日本列島旅鴉

風が吹くまま西東、しがない旅鴉の日常を綴ります。

晩秋の能登を行く 完結編 - 元の鞘

2019-11-16 12:59:05 | 北陸
名古屋では雲一つなかった空に、関ヶ原を越えた頃から少しずつ雲が出始め、敦賀で日本海側へ出ると曇りました。福井では時折晴れ間がのぞいたものの、小松が近付いた頃には本降りとなり、金沢へ着いた頃には止むという経過です。バスで市街へ移動して、今夜の宿に荷物を預け、ひとまず身軽になりました。これは元の鞘に収まったということでもあります。

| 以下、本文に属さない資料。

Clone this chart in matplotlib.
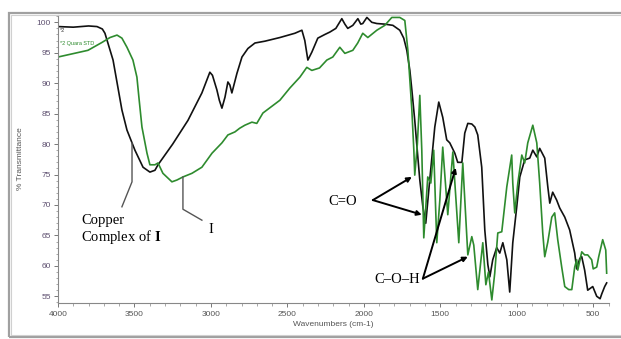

金沢に列車が着くまで、福井へ行くかどうかを考え続けました。最後まで迷いがあったということです。いずれにしても「買う」には違いないだけに、「迷ったら買え」の原則では決められません。さりとて、「今しかできない方を選ぶ」という観点でも決めることができませんでした。明日の晴天を生かすという点にだけ着目すれば、福井へ行くのが「今しかできない方」ともいえます。しかし、はるばる行くなら雪景色、残雪、水鏡、稲穂といった絵になるものがあってほしいと思います。それらのいずれもない状況で、高岡から延々走っていくのかと考えたとき、是非行きたいと思うほどの意欲が湧かず、むしろ大変だという心情が頭をもたげました。
能登編の後半に似たような場面がありました。北上を始めたところで曇り、この条件でわざわざ行くかと一時は懐疑的になるも、翌日晴れる可能性に賭けて、行ける場所まで行こうと決め、明くる日に半島の先端まで辿り着くという顛末です。あのときは、まだやれる、もう一花咲かせたいという心情が最終的な決め手となりました。しかし、今度はそう思わせるだけの決め手がありません。むしろ、北海道から新潟を経て富山と能登を渡り歩き、金沢だけ素通りして福井で終わるという流れが、長旅の結末としていささか唐突に思われたとでも申しましょうか。
そのようにして考えを巡らせた結果、遠くへ行きたいという純然たる願望ではなく、あと数年で撮れなくなってしまうという危機感が、自分を福井へ駆り立てていることに気付きました。そこまでして行ったとしても本末顛倒です。金沢駅で降りたとき、素通りするには惜しいという心情を断ち難かったことから、その時点でようやく腹を括った次第です。

そのようなわけで、それなりに納得した上での結論です。とはいえ、一切の迷いが払拭されたわけでもありません。明日になれば、冴えない曇り空を見上げて、福井ならどうだったかと臍を噛むかもしれません。新幹線が敦賀に延伸された暁には、あのとき撮っていればと悔やむかもしれません。しかし、旅に多少の後悔はつきものです。失ったものを取り返して余りある成果があればよいともいえます。そのためには、まず金沢で過ごす時間を充実させることです。
先ほどから再び雨が降ってきました。あいにくの雨模様ではありますが、それなりの使い道があることについては出発前にも申した通りです。今回も満喫できれば幸いに思います。